The Henry Clay Internship in Public Policy offers an exceptional opportunity for up to three highly accomplished students from Kentucky’s colleges and universities to be placed and serve in an internship in Washington, DC. Internships can range from non-profits to think tanks to congressional offices. Interns have the opportunity to attend events in DC, engage with Kentucky Society members, and enjoy the magic of living and working in our nation's capital.
The Henry Clay Internship Program
This six week summer program is designed to provide valuable mentorship opportunities, unique networking events, and access to a myriad of successful political and business leaders who live on and around Capitol Hill. Clay Interns are given the opportunity to attend distinguished speaker presentations, hosted dinners and receptions, and even significant theatre and sports events. They often participate in and receive recognition at the Kentucky Society’s Biennial Henry Clay Distinguished Kentuckian Award Dinner Gala, a black tie event typically attended by Governors, Members of Congress, Supreme Court Justices, entertainment celebrities, and other notables at the historic Willard Intercontinental Hotel. Among the program’s hallmarks are a strong fellowship between past and current interns and the development of close personal relationships that so often prove very helpful to career planning.
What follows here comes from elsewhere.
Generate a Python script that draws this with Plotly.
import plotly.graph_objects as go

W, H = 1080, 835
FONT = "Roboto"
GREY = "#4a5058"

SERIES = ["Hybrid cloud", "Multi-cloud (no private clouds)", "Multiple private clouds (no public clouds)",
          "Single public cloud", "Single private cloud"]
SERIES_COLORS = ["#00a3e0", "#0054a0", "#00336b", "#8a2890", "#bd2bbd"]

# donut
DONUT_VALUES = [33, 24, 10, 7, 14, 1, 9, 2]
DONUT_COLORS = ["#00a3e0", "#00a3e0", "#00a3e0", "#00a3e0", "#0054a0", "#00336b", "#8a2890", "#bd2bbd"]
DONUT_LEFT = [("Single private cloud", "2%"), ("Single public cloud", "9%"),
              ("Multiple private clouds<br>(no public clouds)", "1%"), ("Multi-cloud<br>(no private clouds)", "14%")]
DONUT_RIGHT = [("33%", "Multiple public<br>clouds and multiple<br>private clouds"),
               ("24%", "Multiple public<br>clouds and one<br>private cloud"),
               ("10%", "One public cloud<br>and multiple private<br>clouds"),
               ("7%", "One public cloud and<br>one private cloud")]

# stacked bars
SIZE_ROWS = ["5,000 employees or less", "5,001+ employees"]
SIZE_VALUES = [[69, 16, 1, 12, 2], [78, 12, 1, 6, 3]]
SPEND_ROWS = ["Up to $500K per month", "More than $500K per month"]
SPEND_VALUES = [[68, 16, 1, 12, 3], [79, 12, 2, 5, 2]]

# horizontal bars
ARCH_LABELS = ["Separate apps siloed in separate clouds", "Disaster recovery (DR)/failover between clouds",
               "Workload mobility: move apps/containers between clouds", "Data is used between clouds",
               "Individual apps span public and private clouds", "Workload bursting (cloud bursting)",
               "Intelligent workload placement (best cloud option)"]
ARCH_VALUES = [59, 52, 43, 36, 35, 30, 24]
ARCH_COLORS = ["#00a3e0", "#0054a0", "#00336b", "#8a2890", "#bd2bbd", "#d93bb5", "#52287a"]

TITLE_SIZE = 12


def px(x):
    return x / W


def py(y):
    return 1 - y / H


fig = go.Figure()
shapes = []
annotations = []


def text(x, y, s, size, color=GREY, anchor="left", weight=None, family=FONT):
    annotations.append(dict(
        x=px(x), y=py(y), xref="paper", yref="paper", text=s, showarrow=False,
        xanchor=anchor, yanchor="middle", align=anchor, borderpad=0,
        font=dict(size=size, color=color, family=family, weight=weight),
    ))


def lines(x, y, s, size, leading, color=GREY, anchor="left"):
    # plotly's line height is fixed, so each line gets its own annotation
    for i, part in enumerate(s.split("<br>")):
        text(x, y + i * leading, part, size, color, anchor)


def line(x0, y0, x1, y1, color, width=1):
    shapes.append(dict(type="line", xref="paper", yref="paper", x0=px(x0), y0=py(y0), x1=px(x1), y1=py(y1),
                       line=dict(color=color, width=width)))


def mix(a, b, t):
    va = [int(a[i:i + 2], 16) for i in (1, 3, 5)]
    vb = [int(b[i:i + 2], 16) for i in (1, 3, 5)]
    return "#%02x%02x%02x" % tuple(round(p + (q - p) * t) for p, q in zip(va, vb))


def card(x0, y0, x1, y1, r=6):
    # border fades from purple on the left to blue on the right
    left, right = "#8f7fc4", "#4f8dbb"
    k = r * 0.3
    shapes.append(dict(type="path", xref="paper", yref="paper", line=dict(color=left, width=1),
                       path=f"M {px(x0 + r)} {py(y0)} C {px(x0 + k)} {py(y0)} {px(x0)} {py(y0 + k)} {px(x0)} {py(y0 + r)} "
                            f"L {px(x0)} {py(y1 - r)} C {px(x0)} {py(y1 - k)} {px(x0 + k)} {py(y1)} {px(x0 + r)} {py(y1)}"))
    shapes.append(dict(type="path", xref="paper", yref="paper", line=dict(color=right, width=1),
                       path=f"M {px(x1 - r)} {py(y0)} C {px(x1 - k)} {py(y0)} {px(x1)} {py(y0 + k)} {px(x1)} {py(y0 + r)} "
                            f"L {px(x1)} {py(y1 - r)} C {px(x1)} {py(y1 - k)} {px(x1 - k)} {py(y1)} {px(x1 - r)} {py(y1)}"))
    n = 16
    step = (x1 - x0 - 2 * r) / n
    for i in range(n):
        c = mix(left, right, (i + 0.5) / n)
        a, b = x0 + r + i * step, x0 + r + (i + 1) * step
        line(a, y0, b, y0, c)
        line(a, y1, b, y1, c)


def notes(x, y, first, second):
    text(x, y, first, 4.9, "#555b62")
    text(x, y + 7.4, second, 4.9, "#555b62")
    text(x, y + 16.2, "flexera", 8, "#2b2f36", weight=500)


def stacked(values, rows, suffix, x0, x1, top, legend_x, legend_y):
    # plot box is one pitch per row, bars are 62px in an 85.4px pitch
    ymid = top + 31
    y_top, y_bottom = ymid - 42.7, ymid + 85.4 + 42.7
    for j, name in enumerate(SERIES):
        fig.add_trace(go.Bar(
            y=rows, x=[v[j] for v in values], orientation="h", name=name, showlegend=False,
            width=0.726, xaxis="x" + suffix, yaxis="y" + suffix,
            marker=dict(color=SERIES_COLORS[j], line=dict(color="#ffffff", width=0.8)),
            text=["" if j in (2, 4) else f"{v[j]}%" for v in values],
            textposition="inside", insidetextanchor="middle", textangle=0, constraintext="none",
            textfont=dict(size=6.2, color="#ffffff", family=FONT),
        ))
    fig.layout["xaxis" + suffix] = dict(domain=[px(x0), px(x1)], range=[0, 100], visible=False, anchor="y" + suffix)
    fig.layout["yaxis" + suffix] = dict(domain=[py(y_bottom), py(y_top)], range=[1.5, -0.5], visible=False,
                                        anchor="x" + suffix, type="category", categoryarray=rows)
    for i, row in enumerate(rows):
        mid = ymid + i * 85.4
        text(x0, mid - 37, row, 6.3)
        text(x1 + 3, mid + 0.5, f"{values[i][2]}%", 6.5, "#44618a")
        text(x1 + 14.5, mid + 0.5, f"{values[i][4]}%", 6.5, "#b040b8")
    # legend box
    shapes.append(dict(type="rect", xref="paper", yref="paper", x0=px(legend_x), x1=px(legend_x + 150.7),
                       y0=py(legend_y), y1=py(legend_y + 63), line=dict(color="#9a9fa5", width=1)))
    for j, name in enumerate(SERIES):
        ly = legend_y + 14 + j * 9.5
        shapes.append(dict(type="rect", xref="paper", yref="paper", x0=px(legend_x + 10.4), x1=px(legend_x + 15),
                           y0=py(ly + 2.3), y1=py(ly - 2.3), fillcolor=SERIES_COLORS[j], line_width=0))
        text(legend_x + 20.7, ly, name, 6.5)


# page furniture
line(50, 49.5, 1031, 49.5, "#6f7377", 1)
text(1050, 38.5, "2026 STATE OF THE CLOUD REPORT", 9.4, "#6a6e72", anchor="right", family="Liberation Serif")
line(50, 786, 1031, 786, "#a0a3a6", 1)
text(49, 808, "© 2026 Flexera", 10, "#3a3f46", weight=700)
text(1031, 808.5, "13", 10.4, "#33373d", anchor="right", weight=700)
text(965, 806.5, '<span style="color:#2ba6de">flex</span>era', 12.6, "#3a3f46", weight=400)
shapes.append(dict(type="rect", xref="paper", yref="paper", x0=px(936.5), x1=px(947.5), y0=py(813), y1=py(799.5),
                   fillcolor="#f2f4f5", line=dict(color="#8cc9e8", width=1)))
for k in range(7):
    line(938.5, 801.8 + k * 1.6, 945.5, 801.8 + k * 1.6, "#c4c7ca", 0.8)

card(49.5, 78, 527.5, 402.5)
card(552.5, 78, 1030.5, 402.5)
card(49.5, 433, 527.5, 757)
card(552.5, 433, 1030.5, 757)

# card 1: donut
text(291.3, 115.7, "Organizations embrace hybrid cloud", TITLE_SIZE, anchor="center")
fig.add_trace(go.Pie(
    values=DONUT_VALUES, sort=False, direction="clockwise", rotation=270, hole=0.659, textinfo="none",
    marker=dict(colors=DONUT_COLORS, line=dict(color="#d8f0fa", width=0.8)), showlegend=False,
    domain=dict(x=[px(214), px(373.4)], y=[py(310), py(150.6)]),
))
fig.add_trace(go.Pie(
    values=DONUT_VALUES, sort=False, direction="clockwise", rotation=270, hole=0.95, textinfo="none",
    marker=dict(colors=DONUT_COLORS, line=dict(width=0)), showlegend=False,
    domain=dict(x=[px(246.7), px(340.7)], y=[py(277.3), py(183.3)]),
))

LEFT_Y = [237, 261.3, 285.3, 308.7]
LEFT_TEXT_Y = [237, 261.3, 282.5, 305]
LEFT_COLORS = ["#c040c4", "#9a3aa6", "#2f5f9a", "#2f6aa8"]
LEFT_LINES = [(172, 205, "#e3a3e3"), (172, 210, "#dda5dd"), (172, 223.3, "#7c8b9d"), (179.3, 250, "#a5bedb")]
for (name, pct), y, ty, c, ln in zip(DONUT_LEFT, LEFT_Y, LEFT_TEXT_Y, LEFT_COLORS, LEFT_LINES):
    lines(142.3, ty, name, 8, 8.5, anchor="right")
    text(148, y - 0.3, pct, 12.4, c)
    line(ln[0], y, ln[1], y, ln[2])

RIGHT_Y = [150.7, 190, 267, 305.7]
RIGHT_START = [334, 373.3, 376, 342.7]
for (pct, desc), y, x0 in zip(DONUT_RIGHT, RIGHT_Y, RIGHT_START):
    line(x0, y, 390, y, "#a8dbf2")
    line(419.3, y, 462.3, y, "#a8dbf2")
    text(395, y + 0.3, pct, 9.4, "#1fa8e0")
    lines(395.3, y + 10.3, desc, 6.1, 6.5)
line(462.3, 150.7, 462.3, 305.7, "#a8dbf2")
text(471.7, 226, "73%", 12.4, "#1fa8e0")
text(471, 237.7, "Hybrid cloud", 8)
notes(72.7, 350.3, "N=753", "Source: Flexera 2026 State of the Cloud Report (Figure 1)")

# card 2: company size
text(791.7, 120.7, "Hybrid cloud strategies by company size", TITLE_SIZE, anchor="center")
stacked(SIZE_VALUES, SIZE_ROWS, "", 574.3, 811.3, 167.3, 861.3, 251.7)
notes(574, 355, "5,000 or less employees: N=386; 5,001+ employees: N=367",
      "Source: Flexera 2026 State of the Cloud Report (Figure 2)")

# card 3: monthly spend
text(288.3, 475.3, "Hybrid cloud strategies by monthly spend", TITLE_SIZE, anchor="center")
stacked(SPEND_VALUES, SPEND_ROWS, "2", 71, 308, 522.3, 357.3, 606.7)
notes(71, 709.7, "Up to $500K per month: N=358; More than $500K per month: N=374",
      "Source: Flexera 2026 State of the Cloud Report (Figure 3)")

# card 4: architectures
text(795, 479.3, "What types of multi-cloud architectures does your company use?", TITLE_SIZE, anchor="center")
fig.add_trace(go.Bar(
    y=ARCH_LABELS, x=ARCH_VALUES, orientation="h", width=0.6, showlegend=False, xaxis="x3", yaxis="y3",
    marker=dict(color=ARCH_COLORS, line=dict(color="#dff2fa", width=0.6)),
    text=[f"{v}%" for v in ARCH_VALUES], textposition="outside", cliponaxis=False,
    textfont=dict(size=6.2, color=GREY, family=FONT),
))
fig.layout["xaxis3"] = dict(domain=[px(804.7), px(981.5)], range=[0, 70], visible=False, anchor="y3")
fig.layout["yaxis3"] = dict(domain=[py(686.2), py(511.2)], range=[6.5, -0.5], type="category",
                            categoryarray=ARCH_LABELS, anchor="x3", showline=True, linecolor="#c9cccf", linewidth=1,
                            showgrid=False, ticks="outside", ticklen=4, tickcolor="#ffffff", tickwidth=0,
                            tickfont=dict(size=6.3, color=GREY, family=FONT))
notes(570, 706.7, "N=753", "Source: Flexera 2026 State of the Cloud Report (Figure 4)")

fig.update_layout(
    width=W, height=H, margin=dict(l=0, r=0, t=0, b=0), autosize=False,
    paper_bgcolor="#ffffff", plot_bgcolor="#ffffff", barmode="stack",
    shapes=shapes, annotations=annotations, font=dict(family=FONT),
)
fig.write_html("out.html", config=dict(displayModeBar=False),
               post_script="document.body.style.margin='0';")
Henry Clay Interns will receive a cash stipend, which may be used to assist with transportation and living expenses during the internship.
Who is Eligible?
The program is open to all students who are residents of Kentucky, enrolled and in good standing at a Kentucky college or university, and who will be a rising junior or senior at the time of the internship.
Students must have and demonstrate a serious interest in pursuing a career in public service.
The Kentucky Society seeks applicants who demonstrate superior academic and intellectual achievements; strong emotional IQ; uncommon maturity; peerless motivation to succeed in personal and public life; effective oral and written communication skills; the ability to work well independently and with others; outstanding trustworthiness and sound judgment; and strong self-initiative.